The reforms contained in Grassley’s bill would significantly alter the federal civil asset forfeiture landscape, dramatically improving the lot of innocent property owners caught up in a skewed and unfair forfeiture system.
Civil asset forfeiture laws target property, not people. As a result, no criminal charges or convictions are needed in civil forfeiture cases. Rather, the government need only prove by a preponderance of the evidence that there is a nexus between property and crime—that is, the seized cash, car, or home was somehow involved in, or derived from, criminal activity.
Once this low burden has been met, it becomes the responsibility of the owner to effectively prove his own innocence. If he cannot afford an attorney, he must do so without legal representation.
It is fair to characterize civil forfeiture as a system stacked against innocent owners in every meaningful sense, resulting in a large and growing number of property owners who report having had their bank accounts emptied or their vehicles seized based on little, if any, actual evidence of criminality.
The DUE PROCESS Act contains a number of provisions designed to reform and improve the most odious aspects of modern civil forfeiture law, including:
- Raising the standard of proof from a “preponderance of the evidence” to the much higher “clear and convincing” standard.
- Shifting the burden of proof from the innocent owner to the government, where it belongs.
- Guaranteeing indigent defense for property owners.
- Improving transparency through mandatory reporting requirements, including, for the first time, a requirement that agencies account for their decisions in the normally opaque administrative forfeiture process, and regular and thorough auditing of federal forfeiture activity.

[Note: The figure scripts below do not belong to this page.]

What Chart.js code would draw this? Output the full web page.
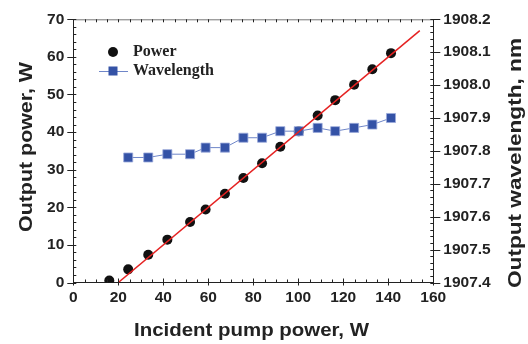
<!DOCTYPE html>
<html><head><meta charset="utf-8">
<script src="https://cdn.jsdelivr.net/npm/chart.js@4/dist/chart.umd.min.js"></script>
<style>html,body{margin:0;padding:0;background:#fff;}#c{display:block;}</style>
</head><body>
<canvas id="c" width="528" height="344"></canvas>
<script>
// ---- data ----
const pumpPower   = [16.0,24.4,33.3,41.8,51.9,58.8,67.4,75.6,83.9,92.0,100.2,108.6,116.4,124.8,132.9,141.2];
const outputPower = [0.5,3.5,7.4,11.4,16.1,19.4,23.6,27.8,31.7,36.1,40.2,44.4,48.5,52.6,56.7,61.0];
const wlPump      = [24.4,33.3,41.8,51.9,58.8,67.4,75.6,83.9,92.0,100.2,108.6,116.4,124.8,132.9,141.2];
const wavelength  = [1907.78,1907.78,1907.79,1907.79,1907.81,1907.81,1907.84,1907.84,1907.86,1907.86,1907.87,1907.86,1907.87,1907.88,1907.90];
const fitX = [20,154];
const fitY = [0,67];
const xTicks  = [0,20,40,60,80,100,120,140,160];
const yTicks  = [0,10,20,30,40,50,60,70];
const y2Ticks = ['1907.4','1907.5','1907.6','1907.7','1907.8','1907.9','1908.0','1908.1','1908.2'];
const seriesNames = ['Power','Wavelength'];
const xTitle = 'Incident pump power, W';
const yTitle = 'Output power, W';
const y2Title = 'Output wavelength, nm';

const zip = (xs, ys) => xs.map((x,i)=>({x:x, y:ys[i]}));
const tickFont = {family:'"Liberation Sans", Arial, sans-serif', size:15.5, weight:'bold'};

function stretchedText(ctx, text, x, y, rot, targetLen){
  const w = ctx.measureText(text).width;
  ctx.save(); ctx.translate(x, y); ctx.rotate(rot); ctx.scale(targetLen / w, 1);
  ctx.fillText(text, 0, 0); ctx.restore();
}

const frameTicks = {
  id:'frameTicks',
  afterDraw(chart){
    const ctx = chart.ctx, a = chart.chartArea;
    const sx = chart.scales.x, sy = chart.scales.y, sy2 = chart.scales.y2;
    ctx.save();
    ctx.strokeStyle = '#777'; ctx.lineWidth = 1;
    ctx.beginPath(); ctx.moveTo(a.left, a.top+0.5); ctx.lineTo(a.right, a.top+0.5); ctx.stroke();
    ctx.strokeStyle = '#222';
    ctx.beginPath();
    for (let i=0;i<=32;i++){
      const v = i*5, px = Math.round(sx.getPixelForValue(v))+0.5;
      const major = (v%20===0);
      ctx.moveTo(px, a.bottom + (major?3:0)); ctx.lineTo(px, a.bottom - (major?4:3));
      ctx.moveTo(px, a.top); ctx.lineTo(px, a.top + 3);
    }
    for (let i=0;i<=35;i++){
      const v = i*2, py = Math.round(sy.getPixelForValue(v))+0.5;
      const major = (v%10===0);
      ctx.moveTo(a.left - (major?6:0), py); ctx.lineTo(a.left + 3, py);
    }
    for (let i=0;i<=40;i++){
      const v = 1907.4 + i*0.02, py = Math.round(sy2.getPixelForValue(v))+0.5;
      const major = (i%5===0);
      ctx.moveTo(a.right + (major?7:0), py); ctx.lineTo(a.right - 3, py);
    }
    ctx.stroke();

    // legend
    const lx = 113, ly1 = 52, ly2 = 71;
    ctx.fillStyle = '#111';
    ctx.beginPath(); ctx.arc(lx, ly1, 5, 0, Math.PI*2); ctx.fill();
    ctx.strokeStyle = '#6f86c8'; ctx.lineWidth = 1;
    ctx.beginPath(); ctx.moveTo(99, ly2+0.5); ctx.lineTo(128, ly2+0.5); ctx.stroke();
    ctx.fillStyle = '#3452a6'; ctx.fillRect(lx-4.5, ly2-4.5, 9, 9);
    ctx.font = 'bold 16px "Liberation Serif", "Times New Roman", serif';
    ctx.fillStyle = '#222'; ctx.textBaseline = 'middle'; ctx.textAlign = 'left';
    ctx.fillText(seriesNames[0], 133, ly1);
    ctx.fillText(seriesNames[1], 133, ly2);

    // axis titles
    ctx.font = 'bold 19px "Liberation Sans", Arial, sans-serif';
    ctx.fillStyle = '#222'; ctx.textBaseline = 'alphabetic'; ctx.textAlign = 'left';
    stretchedText(ctx, xTitle, 134, 336, 0, 235);
    stretchedText(ctx, yTitle, 31.5, 232, -Math.PI/2, 170);
    stretchedText(ctx, y2Title, 521, 288, -Math.PI/2, 250);
    ctx.restore();
  }
};

new Chart(document.getElementById('c'), {
  type:'scatter',
  data:{datasets:[
    {label:'Fit', data:zip(fitX, fitY), showLine:true, borderColor:'#e52222', borderWidth:1.5, pointRadius:0, yAxisID:'y', order:0},
    {label:seriesNames[1], data:zip(wlPump, wavelength), showLine:true, borderColor:'#6f86c8', borderWidth:1,
     pointStyle:'rect', pointRadius:6.4, pointBackgroundColor:'#3452a6', pointBorderColor:'#9aaadb', pointBorderWidth:0.8, yAxisID:'y2', order:1},
    {label:seriesNames[0], data:zip(pumpPower, outputPower), pointStyle:'circle', pointRadius:5, pointBackgroundColor:'#111', pointBorderColor:'#111', pointBorderWidth:0, yAxisID:'y', order:2}
  ]},
  options:{
    responsive:false, animation:false,
    layout:{padding:{top:17.5,left:0,right:0,bottom:0}},
    plugins:{legend:{display:false}, tooltip:{enabled:false}},
    scales:{
      x:{type:'linear', min:0, max:160, position:'bottom',
        afterBuildTicks(s){ s.ticks = xTicks.map(v=>({value:v})); },
        afterFit(s){ s.height = 61.5; },
        grid:{display:true, drawOnChartArea:false, drawTicks:false},
        border:{display:true, color:'#222', width:1},
        ticks:{font:tickFont, color:'#222', padding:6, maxRotation:0}},
      y:{type:'linear', min:0, max:70, position:'left',
        afterBuildTicks(s){ s.ticks = yTicks.map(v=>({value:v})); },
        afterFit(s){ s.width = 73.3; },
        grid:{display:true, drawOnChartArea:false, drawTicks:false},
        border:{display:true, color:'#222', width:1},
        ticks:{font:tickFont, color:'#222', padding:9}},
      y2:{type:'linear', min:1907.4, max:1908.2, position:'right',
        afterBuildTicks(s){ s.ticks = y2Ticks.map(v=>({value:parseFloat(v)})); },
        afterFit(s){ s.width = 94.7; },
        grid:{display:true, drawOnChartArea:false, drawTicks:false},
        border:{display:true, color:'#222', width:1},
        ticks:{font:tickFont, color:'#222', padding:10, callback:(v)=>Number(v).toFixed(1)}}
    }
  },
  plugins:[frameTicks]
});
</script>
</body></html>
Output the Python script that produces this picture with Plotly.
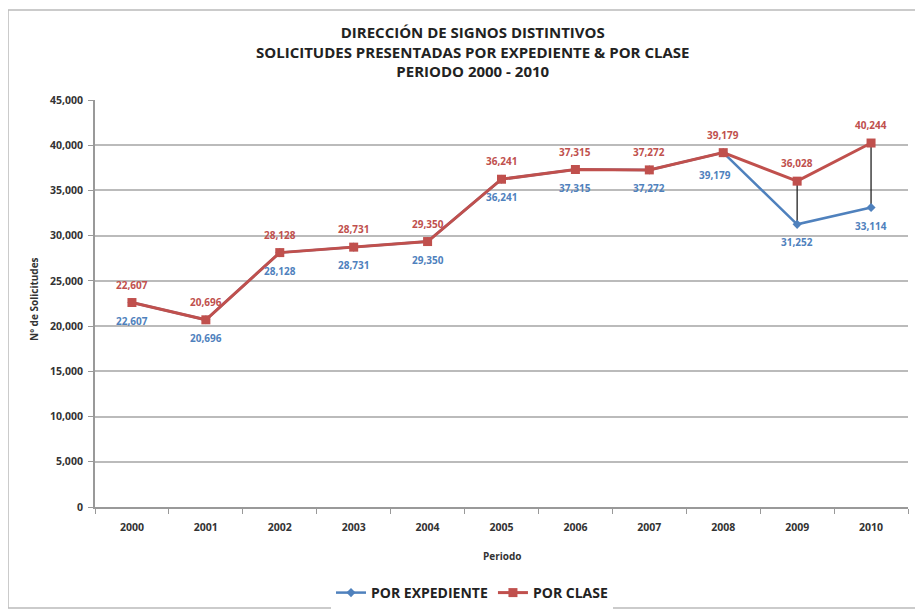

Last month, the bipartisan leadership of the House Judiciary Committee introduced an identical bill, which sailed through the markup process and was reported out of committee favorably. With the DUE PROCESS Act now being debated in both chambers of Congress, the odds are better than ever that much needed reforms to federal civil forfeiture law will finally be enacted.
Unfortunately, while the DUE PROCESS Act contains many of the procedural reforms that The Heritage Foundation and a broad coalition of organizations have called for in our recent Meese Center report, “Arresting Your Property,” it does not tackle two of the most perverse aspects of forfeiture law: the financial incentives that underlie modern civil forfeiture practices and the profit-sharing programs known as “equitable sharing.”
Under federal law, 100 percent of the proceeds of successful forfeitures are retained by the federal law enforcement organization that executed the seizure. This money is available to be spent by these agencies without congressional oversight, meaning they can—and do—self-finance.
This profiteering incentive is extended to state and local agencies through programs administered by the Justice and Treasury departments known as “equitable sharing,” which allow property seized at the state and local level to be transferred to federal authorities for forfeiture under federal law. The feds then return up to 80 percent of the resulting revenues to the originating agency.
Thus, federal law provides every law enforcement agency in the country with a direct financial incentive to seize cash and property—sometimes at the expense of investigating, arresting, and prosecuting actual criminals—and simultaneously encourages state and local agencies to circumvent state laws that are more protective of property rights or restrictive as to how forfeiture proceeds may be spent than the federal standard.
The question of law enforcement agencies retaining assets has nothing to do with the propriety of the seizure; even if a sum of seized money really is drug money, it should go to the general fund. Law enforcement authorities have a difficult and dangerous job to do, and should be adequately, indeed generously, funded.
Nonetheless, depositing forfeited funds into the general treasury, to be allocated under the normal appropriations process, would eliminate the financial incentives to engage in dubious forfeiture practices, provide for greater oversight and accountability, and allow us to hold our elected officials accountable for addressing competing priorities.
Nonetheless, the DUE PROCESS Act would, if passed, represent a significant improvement over current federal standards and practices. It would reduce the odds of innocent owners having their property unjustly seized and forfeited, while still leaving the authorities plenty of tools and leeway to strip criminals of their ill-gotten gains and facilitating property.
After decades of expanding the reach and scope of civil forfeiture—today there are over 400 federal laws and countless state laws authorizing the seizure of property—many states have started reversing course, passing legislation to rein in a system that has become too abuse-prone and too indifferent to the actual guilt or innocence of the individual whose property is on the line.
Now, thanks to the efforts of Grassley and his counterparts in the House, Congress appears poised to take a critical first step toward rebalancing the nation’s civil forfeiture laws.